• [Exercise directions] Repeat the material exactly from its first line to the line that includes "91.7, 91.2, 90.8, 90.3]". Skip pictures.
BEGIN Dataset content
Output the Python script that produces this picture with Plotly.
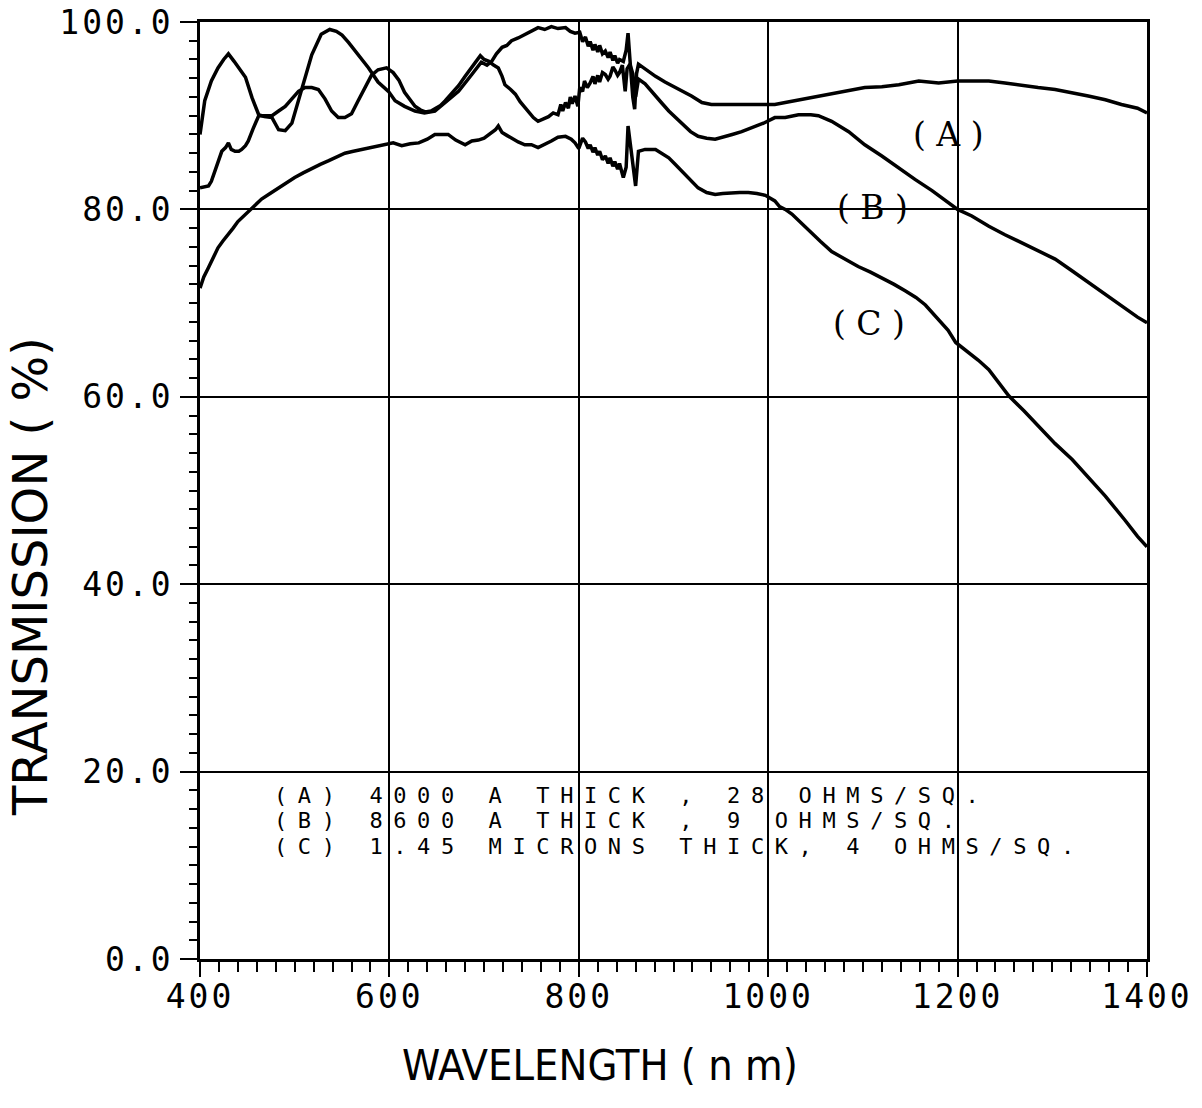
import plotly.graph_objects as go

# Film (A): 4000 A thick, 28 ohms/sq
wl_a = [400, 405, 412, 419, 425, 430, 436, 442, 448, 455, 462, 468, 476, 483, 490, 497,
        507, 518, 528, 537, 544, 550, 557, 564, 571, 578, 588, 599, 606, 616, 627, 637,
        648, 659, 673, 687, 697, 703, 708, 713, 719, 724, 729, 736, 743, 750, 757, 764,
        771, 778, 786, 791, 796, 801, 804, 807, 810, 812, 815, 817, 820, 822, 825, 828,
        831, 833, 836, 838, 841, 843, 847, 850, 852, 854, 857, 859, 861, 863, 870, 881,
        891, 902, 911, 919, 930, 940, 948, 965, 986, 1007, 1018, 1039, 1053, 1067, 1085,
        1102, 1120, 1138, 1159, 1180, 1200, 1233, 1250, 1268, 1285, 1303, 1320, 1338,
        1356, 1373, 1390, 1400]
tr_a = [88.0, 91.6, 93.7, 95.1, 96.0, 96.6, 95.8, 95.0, 94.1, 91.9, 90.1, 89.9, 89.8, 88.5, 88.4, 89.2,
        92.6, 96.5, 98.7, 99.2, 99.0, 98.6, 97.8, 96.9, 96.0, 95.1, 93.6, 92.6, 91.6, 91.0, 90.5, 90.3,
        90.5, 91.4, 92.6, 94.4, 95.7, 95.4, 95.8, 96.6, 97.3, 97.5, 98.0, 98.3, 98.7, 99.0, 99.4, 99.2,
        99.5, 99.3, 99.4, 99.0, 98.8, 98.9, 97.9, 98.4, 97.4, 97.9, 97.0, 97.6, 96.8, 97.5, 96.6, 96.9,
        96.2, 96.8, 95.9, 96.4, 95.6, 96.0, 95.8, 97.0, 98.8, 96.0, 92.0, 90.7, 94.5, 95.5, 95.0, 94.2,
        93.6, 93.0, 92.6, 92.1, 91.4, 91.2, 91.2, 91.2, 91.2, 91.2, 91.4, 91.8, 92.0, 92.3, 92.7,
        93.0, 93.1, 93.3, 93.7, 93.5, 93.7, 93.7, 93.5, 93.2, 93.0, 92.8, 92.5, 92.1,
        91.7, 91.2, 90.8, 90.3]

# Film (B): 8600 A thick, 9 ohms/sq
wl_b = [400, 405, 409, 412, 416, 420, 423, 427, 430, 433, 437, 441, 444, 448, 451, 456,
        462, 468, 476, 483, 490, 497, 504, 511, 518, 525, 532, 539, 546, 553, 560, 567,
        574, 581, 588, 597, 604, 610, 616, 622, 627, 633, 638, 644, 648, 654, 659, 666,
        673, 680, 687, 692, 696, 700, 705, 710, 715, 719, 722, 728, 733, 738, 743, 748,
        752, 757, 762, 768, 773, 778, 781, 783, 786, 789, 791, 793, 796, 799, 801, 804,
        806, 809, 812, 815, 817, 820, 822, 825, 828, 831, 833, 836, 838, 841, 843, 846,
        849, 851, 854, 857, 860, 863, 870, 881, 888, 895, 902, 909, 918, 926, 935, 944,
        952, 962, 972, 983, 995, 1007, 1018, 1032, 1045, 1053, 1067, 1085, 1102, 1120,
        1138, 1155, 1173, 1188, 1200, 1215, 1233, 1250, 1268, 1285, 1303, 1320, 1338,
        1356, 1373, 1390, 1400]
tr_b = [82.3, 82.4, 82.5, 83.0, 84.1, 85.3, 86.2, 86.6, 87.1, 86.4, 86.2, 86.2, 86.4, 86.8, 87.3, 88.6,
        90.0, 90.0, 90.0, 90.5, 91.0, 91.8, 92.6, 93.0, 93.0, 92.8, 91.8, 90.5, 89.8, 89.8, 90.2, 91.6,
        93.0, 94.3, 94.9, 95.1, 94.6, 93.8, 92.5, 91.6, 91.0, 90.6, 90.4, 90.5, 90.7, 91.1, 91.6, 92.4,
        93.2, 94.2, 95.1, 95.8, 96.4, 96.0, 95.8, 95.4, 95.1, 94.2, 93.3, 92.8, 92.3, 91.5, 90.9, 90.3,
        89.8, 89.4, 89.6, 89.9, 90.3, 90.1, 91.2, 90.5, 91.4, 90.8, 92.0, 91.3, 92.1, 91.0, 93.0, 92.6,
        93.7, 93.0, 93.5, 94.2, 93.4, 94.3, 93.6, 94.6, 94.4, 93.9, 94.2, 95.2, 94.9, 94.3, 94.6, 95.4,
        92.6, 95.0, 95.5, 94.5, 92.0, 93.9, 93.4, 92.2, 91.3, 90.5, 89.8, 89.1, 88.3, 87.8, 87.6, 87.5,
        87.7, 88.0, 88.3, 88.7, 89.2, 89.8, 89.8, 90.1, 90.1, 90.0, 89.4, 88.3, 86.9, 85.7,
        84.4, 83.2, 82.0, 80.9, 80.0, 79.3, 78.2, 77.3, 76.4, 75.6, 74.7, 73.5, 72.2,
        71.0, 69.7, 68.5, 67.9]

# Film (C): 1.45 microns thick, 4 ohms/sq
wl_c = [400, 404, 409, 414, 419, 424, 430, 435, 440, 446, 451, 458, 465, 474, 483, 491,
        500, 509, 518, 527, 536, 544, 553, 562, 571, 580, 588, 596, 604, 613, 622, 631,
        640, 648, 655, 662, 670, 680, 687, 694, 700, 706, 712, 715, 719, 724, 729, 736,
        743, 750, 757, 764, 771, 778, 786, 792, 796, 800, 804, 807, 810, 812, 815, 817,
        820, 822, 825, 828, 831, 833, 836, 838, 841, 843, 847, 850, 852, 855, 858, 860,
        863, 870, 881, 888, 895, 902, 909, 918, 926, 935, 944, 952, 962, 970, 979, 988,
        997, 1002, 1007, 1012, 1018, 1025, 1034, 1043, 1055, 1067, 1081, 1095, 1108, 1120,
        1133, 1145, 1156, 1166, 1173, 1180, 1190, 1198, 1210, 1222, 1233, 1245, 1254, 1270,
        1285, 1303, 1321, 1338, 1356, 1377, 1390, 1400]
tr_c = [71.6, 72.8, 73.8, 74.9, 75.9, 76.6, 77.3, 78.0, 78.7, 79.3, 79.8, 80.5, 81.1, 81.7, 82.3, 82.9,
        83.4, 83.9, 84.4, 84.8, 85.2, 85.6, 86.0, 86.2, 86.4, 86.6, 86.8, 86.9, 87.1, 86.8, 87.0, 87.1,
        87.5, 88.0, 88.0, 88.0, 87.4, 86.9, 87.3, 87.4, 87.6, 88.0, 88.5, 88.9, 88.2, 87.9, 87.6, 87.2,
        86.9, 86.9, 86.6, 86.9, 87.3, 87.7, 87.8, 87.5, 87.1, 86.5, 87.6, 87.2, 86.5, 86.9, 86.1, 86.6,
        85.8, 86.2, 85.3, 85.7, 84.9, 85.5, 84.6, 85.1, 84.3, 84.9, 83.4, 84.5, 88.9, 86.5, 84.0, 82.5,
        86.2, 86.4, 86.4, 86.0, 85.5, 84.8, 84.1, 83.2, 82.3, 81.8, 81.6, 81.7, 81.8, 81.8, 81.8, 81.7,
        81.5, 81.2, 80.9, 80.3, 80.0, 79.5, 78.6, 77.7, 76.6, 75.5, 74.7, 73.9, 73.3, 72.7,
        72.0, 71.3, 70.6, 69.8, 69.0, 68.2, 67.1, 65.8, 64.9, 63.9, 62.9, 61.3, 60.1, 58.5,
        56.9, 55.0, 53.3, 51.4, 49.4, 46.8, 45.1, 44.0]

series = [(wl_a, tr_a), (wl_b, tr_b), (wl_c, tr_c)]

# curve tags placed beside each trace (wavelength nm, transmission %)
tag_text = ["( A )", "( B )", "( C )"]
tag_x = [1190, 1110, 1106]
tag_y = [88.0, 80.2, 67.8]

note_lines = [
    "(A) 4000 A THICK , 28 OHMS/SQ.",
    "(B) 8600 A THICK , 9 OHMS/SQ.",
    "(C) 1.45 MICRONS THICK, 4 OHMS/SQ.",
]
note_y = [17.5, 14.74, 11.96]

fig = go.Figure()
for wl, tr in series:
    fig.add_trace(go.Scatter(x=wl, y=tr, mode="lines",
                             line=dict(color="black", width=3.5),
                             showlegend=False, hoverinfo="skip"))
# empty trace that carries the long major-tick axis
fig.add_trace(go.Scatter(x=[], y=[], xaxis="x2", yaxis="y", showlegend=False,
                         hoverinfo="skip"))

axis_common = dict(
    showline=True, linecolor="black", linewidth=2.5, mirror=True,
    showgrid=True, gridcolor="black", gridwidth=2, zeroline=False,
    ticks="outside", tickwidth=2, tickcolor="black",
    automargin=False,
    tickfont=dict(family="DejaVu Sans Mono", size=33, color="black"),
)

fig.update_layout(
    xaxis=dict(range=[400, 1400], tick0=400, dtick=200, ticklen=7,
               minor=dict(dtick=20, tick0=400, ticks="outside", ticklen=10,
                          tickwidth=2, tickcolor="black", showgrid=False),
               **axis_common),
    # longer major ticks on the wavelength axis, no labels of its own
    xaxis2=dict(overlaying="x", anchor="y", side="bottom",
                range=[400, 1400], tick0=400, dtick=200,
                ticks="outside", ticklen=17, tickwidth=2, tickcolor="black",
                showticklabels=False, showgrid=False, showline=False,
                zeroline=False, automargin=False),
    yaxis=dict(range=[0, 100], tick0=0, dtick=20, tickformat=".1f", ticklen=17,
               minor=dict(dtick=2, tick0=0, ticks="outside", ticklen=8,
                          tickwidth=2, tickcolor="black", showgrid=False),
               ticklabelstandoff=0,
               **axis_common),
)

annotations = [
    dict(text="TRANSMISSION ( %)", xref="paper", yref="paper",
         x=-0.1795, y=0.4077, textangle=-90, showarrow=False,
         xanchor="center", yanchor="middle",
         font=dict(family="DejaVu Sans", size=48, color="black")),
    dict(text="WAVELENGTH ( n m)", xref="paper", yref="paper",
         x=0.4224, y=-0.1131, showarrow=False,
         xanchor="center", yanchor="middle",
         font=dict(family="DejaVu Sans Condensed, DejaVu Sans", size=43, color="black")),
]
for line, yv in zip(note_lines, note_y):
    annotations.append(dict(text=line, x=476, y=yv, xref="x", yref="y",
                            showarrow=False, xanchor="left", yanchor="middle",
                            align="left",
                            font=dict(family="DejaVu Sans Mono", size=22, color="black")))
for t, xv, yv in zip(tag_text, tag_x, tag_y):
    annotations.append(dict(text=t, x=xv, y=yv, xref="x", yref="y",
                            showarrow=False, xanchor="center", yanchor="middle",
                            font=dict(family="DejaVu Serif", size=33, color="black")))

fig.update_layout(width=1202, height=1108,
                  margin=dict(l=200, r=55, t=22, b=149),
                  paper_bgcolor="white", plot_bgcolor="white",
                  showlegend=False, annotations=annotations)

# wide plotter-style spacing for tick labels and the film notes
spacing_css = (
    ".xtick text, .ytick text { letter-spacing: 3px; }"
    'g.annotation[data-index="2"] text, g.annotation[data-index="3"] text,'
    ' g.annotation[data-index="4"] text { letter-spacing: 10.6px; }'
)
post = ("var s=document.createElement('style');s.textContent='" + spacing_css.replace("'", "\\'")
        + "';document.head.appendChild(s);")

fig.write_html("out.html", post_script=post)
END Dataset content
• [Exercise result]
Output the Python script that produces this picture with Plotly.
import plotly.graph_objects as go

# Film (A): 4000 A thick, 28 ohms/sq
wl_a = [400, 405, 412, 419, 425, 430, 436, 442, 448, 455, 462, 468, 476, 483, 490, 497,
        507, 518, 528, 537, 544, 550, 557, 564, 571, 578, 588, 599, 606, 616, 627, 637,
        648, 659, 673, 687, 697, 703, 708, 713, 719, 724, 729, 736, 743, 750, 757, 764,
        771, 778, 786, 791, 796, 801, 804, 807, 810, 812, 815, 817, 820, 822, 825, 828,
        831, 833, 836, 838, 841, 843, 847, 850, 852, 854, 857, 859, 861, 863, 870, 881,
        891, 902, 911, 919, 930, 940, 948, 965, 986, 1007, 1018, 1039, 1053, 1067, 1085,
        1102, 1120, 1138, 1159, 1180, 1200, 1233, 1250, 1268, 1285, 1303, 1320, 1338,
        1356, 1373, 1390, 1400]
tr_a = [88.0, 91.6, 93.7, 95.1, 96.0, 96.6, 95.8, 95.0, 94.1, 91.9, 90.1, 89.9, 89.8, 88.5, 88.4, 89.2,
        92.6, 96.5, 98.7, 99.2, 99.0, 98.6, 97.8, 96.9, 96.0, 95.1, 93.6, 92.6, 91.6, 91.0, 90.5, 90.3,
        90.5, 91.4, 92.6, 94.4, 95.7, 95.4, 95.8, 96.6, 97.3, 97.5, 98.0, 98.3, 98.7, 99.0, 99.4, 99.2,
        99.5, 99.3, 99.4, 99.0, 98.8, 98.9, 97.9, 98.4, 97.4, 97.9, 97.0, 97.6, 96.8, 97.5, 96.6, 96.9,
        96.2, 96.8, 95.9, 96.4, 95.6, 96.0, 95.8, 97.0, 98.8, 96.0, 92.0, 90.7, 94.5, 95.5, 95.0, 94.2,
        93.6, 93.0, 92.6, 92.1, 91.4, 91.2, 91.2, 91.2, 91.2, 91.2, 91.4, 91.8, 92.0, 92.3, 92.7,
        93.0, 93.1, 93.3, 93.7, 93.5, 93.7, 93.7, 93.5, 93.2, 93.0, 92.8, 92.5, 92.1,
        91.7, 91.2, 90.8, 90.3]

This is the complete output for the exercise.